Ryż parboiled powstaje poprzez poddanie ziaren działaniu pary wodnej pod wysokim ciśnieniem, co powoduje przenikanie części witamin i składników mineralnych z okrywy do wnętrza ziarna. Dzięki temu ten produkt jest ceniony za wysokie wartości odżywcze – dostarcza trzy razy większej dawki witamin z grupy B i dwukrotnie więcej wapnia niż zwykły, biały ryż. Jest też znacznie bogatszy w selen, potas, magnez oraz błonnik.
Cennych składników dostarczamy również aromatyzując ryż liśćmi laurowymi. To skarbnica olejków eterycznych, przede wszystkim cyneolu – związku, który wykazuje silne właściwości przeciwbakteryjne i przeciwgrzybicze. Przyprawa działa też oczyszczająco, wspiera trawienie oraz prawidłową pracę wątroby, a także pomaga obniżać poziom cukru we krwi.
Ryż i liść laurowy – związek doskonały
Aromatyzowanie ryżu jest banalnie prostym zadaniem. Przed obróbką płuczemy go pod bieżącą wodą, nawet kilka razy, szczególnie jeśli chcemy zachować sypkość ziaren. Następnie zalewamy go wrzącą wodą (przyjmuje się zasadę, że optymalne proporcje to dwie szklanki płynu na szklankę ryżu). Podczas gotowania ryż dwu-trzykrotnie zwiększa objętość. Aby nie wykipiał, do płynu dodajemy odrobinę masła.
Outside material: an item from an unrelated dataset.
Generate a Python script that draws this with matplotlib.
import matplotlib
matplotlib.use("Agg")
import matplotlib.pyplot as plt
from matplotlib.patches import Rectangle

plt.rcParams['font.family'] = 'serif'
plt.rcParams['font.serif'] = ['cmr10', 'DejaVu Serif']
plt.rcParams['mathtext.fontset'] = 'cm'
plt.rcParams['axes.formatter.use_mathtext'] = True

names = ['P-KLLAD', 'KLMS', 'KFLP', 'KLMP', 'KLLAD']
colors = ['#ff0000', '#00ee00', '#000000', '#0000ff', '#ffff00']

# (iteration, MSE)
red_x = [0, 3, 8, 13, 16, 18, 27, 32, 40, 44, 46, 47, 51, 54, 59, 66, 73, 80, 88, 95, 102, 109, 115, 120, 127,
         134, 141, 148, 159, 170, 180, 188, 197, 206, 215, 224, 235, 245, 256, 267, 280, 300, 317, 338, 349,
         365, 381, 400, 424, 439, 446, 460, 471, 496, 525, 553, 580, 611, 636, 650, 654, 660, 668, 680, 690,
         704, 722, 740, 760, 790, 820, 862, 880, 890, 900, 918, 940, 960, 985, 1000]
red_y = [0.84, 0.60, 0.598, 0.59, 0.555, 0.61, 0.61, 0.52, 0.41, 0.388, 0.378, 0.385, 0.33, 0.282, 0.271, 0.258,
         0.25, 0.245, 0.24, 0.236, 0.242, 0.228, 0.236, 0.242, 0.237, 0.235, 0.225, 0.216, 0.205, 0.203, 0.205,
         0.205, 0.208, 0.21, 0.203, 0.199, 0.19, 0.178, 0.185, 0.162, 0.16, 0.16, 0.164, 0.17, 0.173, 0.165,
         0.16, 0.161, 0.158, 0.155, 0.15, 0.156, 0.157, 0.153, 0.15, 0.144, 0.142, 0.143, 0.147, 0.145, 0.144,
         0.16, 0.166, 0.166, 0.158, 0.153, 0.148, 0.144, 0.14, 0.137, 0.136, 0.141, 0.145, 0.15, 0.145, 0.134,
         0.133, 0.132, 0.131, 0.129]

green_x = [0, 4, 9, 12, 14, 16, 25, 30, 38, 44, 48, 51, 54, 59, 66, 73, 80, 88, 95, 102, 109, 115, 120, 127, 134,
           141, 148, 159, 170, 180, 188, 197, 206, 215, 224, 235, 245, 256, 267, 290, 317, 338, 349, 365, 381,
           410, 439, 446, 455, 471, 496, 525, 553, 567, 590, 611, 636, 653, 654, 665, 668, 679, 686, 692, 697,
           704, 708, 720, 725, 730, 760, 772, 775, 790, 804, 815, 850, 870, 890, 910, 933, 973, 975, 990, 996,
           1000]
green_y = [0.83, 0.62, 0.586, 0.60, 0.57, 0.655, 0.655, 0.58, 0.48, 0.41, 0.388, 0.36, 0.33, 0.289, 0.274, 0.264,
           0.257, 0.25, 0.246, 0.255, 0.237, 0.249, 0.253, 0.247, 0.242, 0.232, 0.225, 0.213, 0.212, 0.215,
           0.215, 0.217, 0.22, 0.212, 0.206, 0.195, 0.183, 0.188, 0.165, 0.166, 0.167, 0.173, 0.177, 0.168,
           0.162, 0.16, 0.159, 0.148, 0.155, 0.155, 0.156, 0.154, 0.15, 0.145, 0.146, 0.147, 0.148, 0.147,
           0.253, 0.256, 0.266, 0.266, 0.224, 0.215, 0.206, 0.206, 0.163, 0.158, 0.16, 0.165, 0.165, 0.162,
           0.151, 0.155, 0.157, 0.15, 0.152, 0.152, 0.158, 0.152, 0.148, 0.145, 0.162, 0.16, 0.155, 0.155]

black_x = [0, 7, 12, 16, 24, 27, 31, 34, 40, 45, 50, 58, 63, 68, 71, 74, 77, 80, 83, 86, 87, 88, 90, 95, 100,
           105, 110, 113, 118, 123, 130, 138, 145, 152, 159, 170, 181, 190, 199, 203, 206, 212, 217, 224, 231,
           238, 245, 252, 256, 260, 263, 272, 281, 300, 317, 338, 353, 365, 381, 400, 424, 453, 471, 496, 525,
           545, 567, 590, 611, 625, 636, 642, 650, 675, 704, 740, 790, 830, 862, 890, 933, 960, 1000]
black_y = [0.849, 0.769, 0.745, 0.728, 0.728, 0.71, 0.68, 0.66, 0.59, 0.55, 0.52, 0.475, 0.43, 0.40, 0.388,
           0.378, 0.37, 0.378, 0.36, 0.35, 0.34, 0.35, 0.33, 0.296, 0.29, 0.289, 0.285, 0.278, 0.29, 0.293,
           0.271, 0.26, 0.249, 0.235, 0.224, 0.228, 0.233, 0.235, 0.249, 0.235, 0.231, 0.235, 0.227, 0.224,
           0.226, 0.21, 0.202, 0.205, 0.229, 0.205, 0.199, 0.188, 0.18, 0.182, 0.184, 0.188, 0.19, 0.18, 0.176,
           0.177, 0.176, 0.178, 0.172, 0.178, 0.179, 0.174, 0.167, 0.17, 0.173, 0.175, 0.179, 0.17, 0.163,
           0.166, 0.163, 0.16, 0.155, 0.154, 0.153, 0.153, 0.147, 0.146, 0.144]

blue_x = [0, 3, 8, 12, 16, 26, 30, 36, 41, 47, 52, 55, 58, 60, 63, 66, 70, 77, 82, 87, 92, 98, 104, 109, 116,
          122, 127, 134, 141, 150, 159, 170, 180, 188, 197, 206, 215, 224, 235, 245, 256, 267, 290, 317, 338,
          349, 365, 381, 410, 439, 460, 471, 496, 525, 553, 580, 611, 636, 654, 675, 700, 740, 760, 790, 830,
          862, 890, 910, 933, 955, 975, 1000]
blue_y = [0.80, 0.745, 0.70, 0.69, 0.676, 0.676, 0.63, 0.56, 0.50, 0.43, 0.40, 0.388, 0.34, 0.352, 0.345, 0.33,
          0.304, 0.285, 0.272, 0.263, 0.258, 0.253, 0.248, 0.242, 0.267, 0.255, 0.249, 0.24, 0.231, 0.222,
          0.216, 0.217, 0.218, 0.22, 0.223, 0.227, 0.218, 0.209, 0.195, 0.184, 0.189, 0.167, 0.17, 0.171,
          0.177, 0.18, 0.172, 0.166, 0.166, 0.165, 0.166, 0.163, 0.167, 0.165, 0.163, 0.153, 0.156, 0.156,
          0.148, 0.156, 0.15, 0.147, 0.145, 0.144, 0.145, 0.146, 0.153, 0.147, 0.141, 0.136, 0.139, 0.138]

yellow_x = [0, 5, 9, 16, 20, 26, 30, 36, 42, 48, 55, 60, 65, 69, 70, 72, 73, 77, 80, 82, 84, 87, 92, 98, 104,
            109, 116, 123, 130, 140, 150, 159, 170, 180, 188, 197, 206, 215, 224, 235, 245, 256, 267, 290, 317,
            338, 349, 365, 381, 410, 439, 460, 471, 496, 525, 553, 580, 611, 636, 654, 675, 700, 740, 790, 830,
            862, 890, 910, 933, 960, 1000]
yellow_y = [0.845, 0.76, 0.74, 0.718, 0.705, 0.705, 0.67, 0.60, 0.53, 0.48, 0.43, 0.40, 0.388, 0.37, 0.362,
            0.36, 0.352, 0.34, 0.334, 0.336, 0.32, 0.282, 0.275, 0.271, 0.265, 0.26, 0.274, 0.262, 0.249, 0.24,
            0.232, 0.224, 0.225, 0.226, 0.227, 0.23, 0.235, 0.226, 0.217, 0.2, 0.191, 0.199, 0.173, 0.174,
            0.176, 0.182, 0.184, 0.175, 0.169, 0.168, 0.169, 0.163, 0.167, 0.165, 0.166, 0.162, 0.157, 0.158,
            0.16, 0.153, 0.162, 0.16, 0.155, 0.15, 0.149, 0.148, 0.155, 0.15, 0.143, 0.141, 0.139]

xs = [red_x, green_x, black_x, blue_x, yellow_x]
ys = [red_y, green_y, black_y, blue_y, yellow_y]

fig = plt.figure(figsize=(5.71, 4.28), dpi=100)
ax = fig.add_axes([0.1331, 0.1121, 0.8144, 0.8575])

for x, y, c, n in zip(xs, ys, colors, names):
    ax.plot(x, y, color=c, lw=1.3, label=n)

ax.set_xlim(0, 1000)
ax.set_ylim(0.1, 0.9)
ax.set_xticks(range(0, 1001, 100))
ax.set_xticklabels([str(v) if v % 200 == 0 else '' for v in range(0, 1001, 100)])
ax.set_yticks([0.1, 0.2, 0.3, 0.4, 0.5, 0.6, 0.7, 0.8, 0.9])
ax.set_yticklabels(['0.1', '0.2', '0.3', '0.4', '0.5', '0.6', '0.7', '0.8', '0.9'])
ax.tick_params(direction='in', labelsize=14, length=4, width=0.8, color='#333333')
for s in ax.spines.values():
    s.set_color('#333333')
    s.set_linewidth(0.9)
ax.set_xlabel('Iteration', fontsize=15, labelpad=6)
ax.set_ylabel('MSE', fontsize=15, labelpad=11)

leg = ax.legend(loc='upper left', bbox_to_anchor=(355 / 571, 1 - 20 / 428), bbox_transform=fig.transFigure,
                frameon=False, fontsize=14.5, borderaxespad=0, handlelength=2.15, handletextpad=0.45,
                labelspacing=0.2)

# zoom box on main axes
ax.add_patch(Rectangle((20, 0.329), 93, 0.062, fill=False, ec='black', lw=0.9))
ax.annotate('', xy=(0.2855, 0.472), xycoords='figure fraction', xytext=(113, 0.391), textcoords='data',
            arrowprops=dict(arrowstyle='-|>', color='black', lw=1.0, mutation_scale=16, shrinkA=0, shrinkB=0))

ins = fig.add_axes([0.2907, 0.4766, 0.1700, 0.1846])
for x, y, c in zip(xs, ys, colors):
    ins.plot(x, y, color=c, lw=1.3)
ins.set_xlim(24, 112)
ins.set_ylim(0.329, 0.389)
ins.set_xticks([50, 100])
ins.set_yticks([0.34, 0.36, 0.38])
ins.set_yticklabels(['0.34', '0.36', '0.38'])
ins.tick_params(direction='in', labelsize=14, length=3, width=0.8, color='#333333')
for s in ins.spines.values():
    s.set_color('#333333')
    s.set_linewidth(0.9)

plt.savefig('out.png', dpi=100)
Na koniec wrzucamy liść laurowy i gotujemy na małym ogniu, pod przykryciem. Czas obróbki zależy od odmiany, wynosi od 10 do 20 minut (najdłużej gotuje się ryż brązowy).
W Azji popularną metodą gotowania ryżu jest obróbka absorpcyjna, zapewniająca mu puszystą, lekko klejącą strukturę – ziarna zalewamy zimną wodą (w mniejszej ilości), doprowadzamy do wrzenia, zmniejszamy ogień, mieszamy, dodajemy liść laurowy, przykrywamy i gotujemy. Ryż basmati potrzebuje 12-14 minut, zaś brązowy nawet 45, by całkowicie wchłonąć płyn. Wyłączamy wówczas gaz i trzymamy ziarna pod przykryciem jeszcze 5-10 min.